This year, on its 50th anniversary, Britain's National Health Service is asking patients what they think about the care it gives. It has called on the Yanks to help.
The Picker Institute of Boston, a well-known collector and analyzer of patient opinion data in the U.S., recently won a $20.4 million, six-year contract to survey NHS patients in England.
Picker staffers say the project is the largest, most aggressive of its kind anywhere. It attempts to elicit a comprehensive portrait of one of the world's largest centralized healthcare systems, serving 55 million people.
Picker will initially survey 220,000 NHS patients receiving primary, cancer or cardiac care. It will later add mental health, pediatrics and obstetrics.
"The goal is not to tell England how people are doing, but to tell hospital by hospital and practice by practice how they can improve," says Tom Delbanco, M.D., chairman of the Picker board.
The project is being carried out by Picker Europe, a joint venture of Picker and Swedish-based BURE Health Care.
Prime Minister Tony Blair's administration has made improving the NHS a priority as the system undergoes wrenching reform, which will hold groups of physicians accountable for defined patient populations.
"Nearly every organization that's got any sense tries to find out what the people it's responsible for think of the service that's been provided," British Health Secretary Frank Dobson told BBC Radio earlier this year.
Despite the public's high esteem for the NHS, many patients are deeply frustrated, particularly with long wait times for appointments and procedures.
An earlier Picker survey, at 36 NHS hospitals between October 1992 and June 1993, found widespread deviations in standards of care. For example, 56% of patients found communication with staff unsatisfactory, and 70% had not been told what to watch for after discharge.
"(In North America), if we get a problem score over 30%, that's pretty bad. In the U.K., there were certain dimensions of care we look at in our surveys where we were getting 50% problem scores," says Susan Edgman-Levitan, Picker's president.
"In some ways they are where we were in the 1950s. . . . It's not unheard of in Britain for a doctor not to tell a patient they have a serious illness," she says.
In 1992, the British Department of Health, which oversees the NHS, published The Patient's Charter, which encouraged patients to complain and led the government to consider incorporating patient views into a continuous quality-monitoring process. Picker worked with hospitals on improving service, which laid the groundwork for the new survey, Edgman-Levitan says.
Under the imminent reform, groups of 50 primary-care physicians, called trusts, will receive capitated payments to purchase hospital and specialty care for their patient panels. Each trust will undergo an annual quality audit, including patient satisfaction.
The British Medical Association, which represents doctors, says it welcomes the effort to solicit patient views but is concerned about the methods. For example, a draft survey asked whether a physician "knew enough about your condition or treatment"-something a patient couldn't be expected to know.

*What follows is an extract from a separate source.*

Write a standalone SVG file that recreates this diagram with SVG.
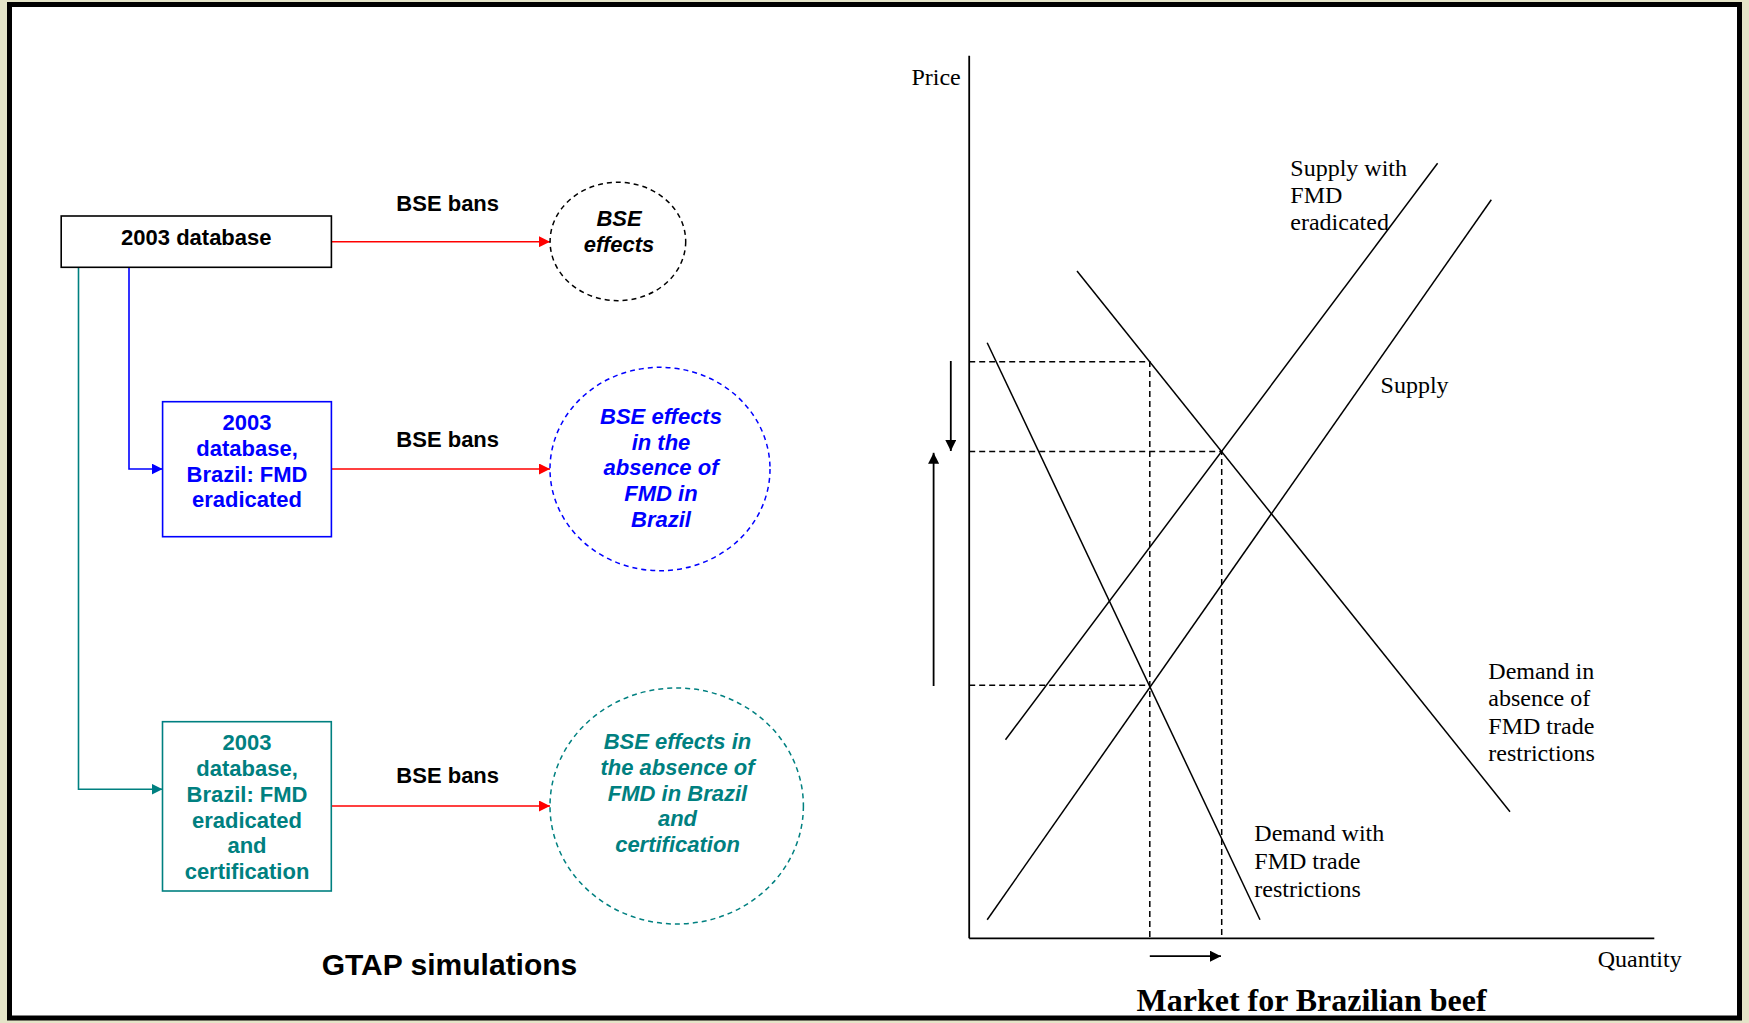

The questionnaire is also quite long, which could bias the results by creating "questionnaire fatigue," a BMA spokeswoman says. "Toward the end, you don't get the same response."
Key findings are scheduled to be published next spring, followed by a detailed report. But that timeline could be delayed by the approval process. Stephen Bruster, who is designing the surveys for Picker in London, says that before the questionnaires can be mailed, they must be approved by the national Multi-site Research Ethics Committee, then by a local ethics committee in each jurisdiction.
The national committee has raised questions primarily about confidentiality and copyright. As of early last month, only one of the surveys for primary care had been approved.
If the Picker project proceeds as planned, it will catapult England to the front of the pack of those using patients' experience to improve healthcare quality.
Picker, founded in 1987 and spun off in 1994 by the Commonwealth Fund, a large New York-based healthcare philanthropy, has surveyed more than 200,000 healthcare consumers at more than 500 hospitals, medical groups, health plans and other healthcare institutions, according to its World Wide Web site.
Picker launched international surveys of Canadian and British patients in 1991 and more recently has been working on projects in Germany, Sweden and Switzerland.
Ian Stevenson, a vice president in charge of finance at Picker Boston, says, "We have learned in our work, a patient in pain in Leipzig is not all that different from a patient in pain in London or Los Angeles."